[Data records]
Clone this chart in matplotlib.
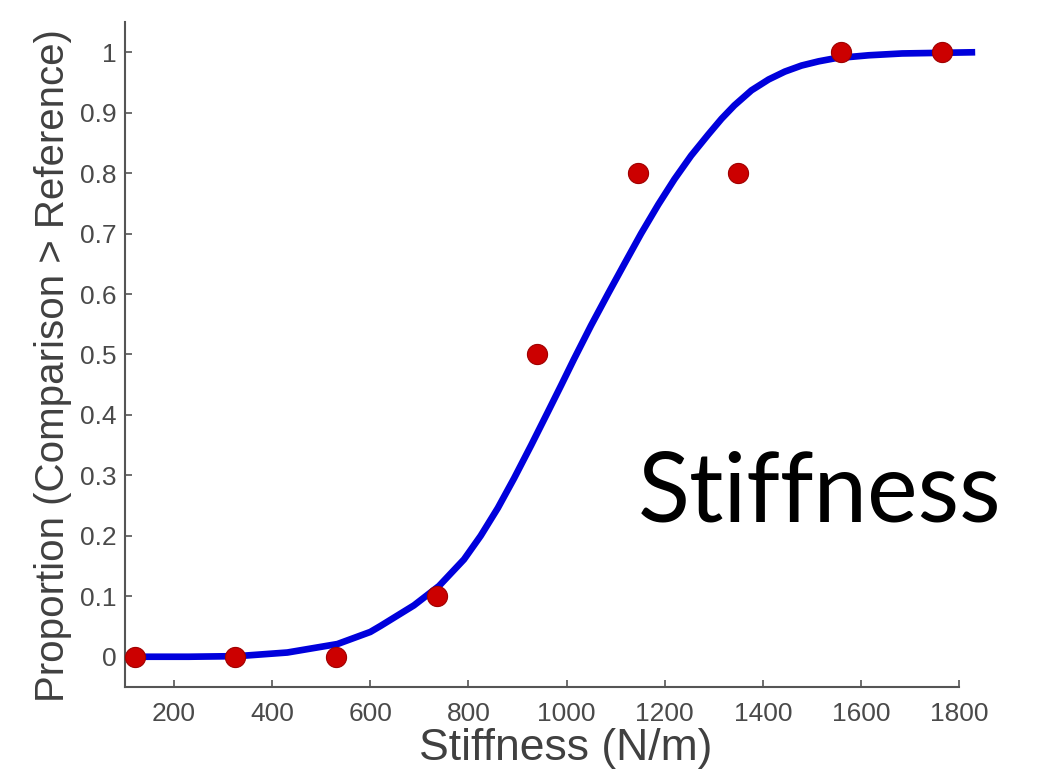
import matplotlib
matplotlib.use("Agg")
import matplotlib.pyplot as plt

# stimulus levels and observed proportions
stiffness = [120, 325, 530, 735, 940, 1145, 1350, 1560, 1765]
proportion = [0.0, 0.0, 0.0, 0.1, 0.5, 0.8, 0.8, 1.0, 1.0]

# fitted psychometric curve
fit_x = [110, 230, 330, 431, 533, 600, 621, 689, 740, 791, 825, 860, 893, 928,
         962, 989, 1015, 1050, 1085, 1118, 1152, 1187, 1220, 1254, 1289, 1316,
         1342, 1377, 1412, 1445, 1479, 1514, 1547, 1616, 1684, 1760, 1833]
fit_y = [0.0, 0.0, 0.001, 0.007, 0.021, 0.041, 0.051, 0.085, 0.117, 0.161,
         0.200, 0.246, 0.295, 0.350, 0.405, 0.449, 0.492, 0.548, 0.601, 0.650,
         0.700, 0.748, 0.790, 0.829, 0.864, 0.890, 0.912, 0.937, 0.955, 0.968,
         0.978, 0.985, 0.990, 0.995, 0.998, 0.999, 1.0]

xticks = [200, 400, 600, 800, 1000, 1200, 1400, 1600, 1800]
yticks = [0, 0.1, 0.2, 0.3, 0.4, 0.5, 0.6, 0.7, 0.8, 0.9, 1]
ytick_labels = ["0", "0.1", "0.2", "0.3", "0.4", "0.5", "0.6", "0.7", "0.8", "0.9", "1"]

plt.rcParams["font.family"] = ["Liberation Sans", "DejaVu Sans"]

fig = plt.figure(figsize=(10.39, 7.73), dpi=100)
ax = fig.add_axes([0.1203, 0.1113, 0.8027, 0.8602])

ax.plot(fit_x, fit_y, color="#0000dc", linewidth=4.8, solid_capstyle="butt",
        solid_joinstyle="round", zorder=2, clip_on=False)
ax.plot(stiffness, proportion, "o", color="#cc0000", markersize=14.5,
        markeredgewidth=0.8, markeredgecolor="#a00000", zorder=3, clip_on=False)

ax.set_xlim(100, 1800)
ax.set_ylim(-0.05, 1.05)
ax.set_xticks(xticks)
ax.set_yticks(yticks)
ax.set_yticklabels(ytick_labels)

for side in ["top", "right"]:
    ax.spines[side].set_visible(False)
for side in ["left", "bottom"]:
    ax.spines[side].set_color("#555555")
    ax.spines[side].set_linewidth(1.5)

ax.tick_params(direction="in", length=5, width=1.2, color="#555555",
               labelcolor="#4a4a4a", labelsize=19)
ax.tick_params(axis="x", pad=11)
ax.tick_params(axis="y", pad=6)

ax.set_xlabel("Stiffness (N/m)", fontsize=32, color="#404040")
ax.set_ylabel("Proportion (Comparison > Reference)", fontsize=29, color="#404040")
ax.xaxis.set_label_coords(0.528, -0.062, transform=ax.transAxes)
ax.yaxis.set_label_coords(-0.063, 0.484, transform=ax.transAxes)

fig.text(0.6135, 0.325, "Stiffness", family=["Lato", "DejaVu Sans"], fontsize=69,
         color="black", ha="left", va="baseline")

fig.savefig("out.png", dpi=100)
plt.close(fig)
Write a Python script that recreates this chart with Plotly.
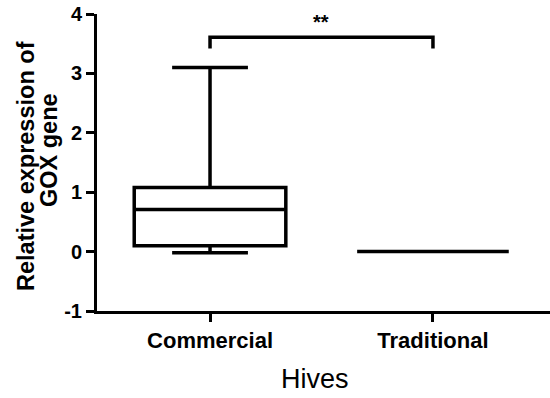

■ **Problem to work on**
Go over the data above and copy every line that has the word "this" in it.

■ **Result**
Clone this chart in matplotlib.
Write a Python script that recreates this chart with Plotly.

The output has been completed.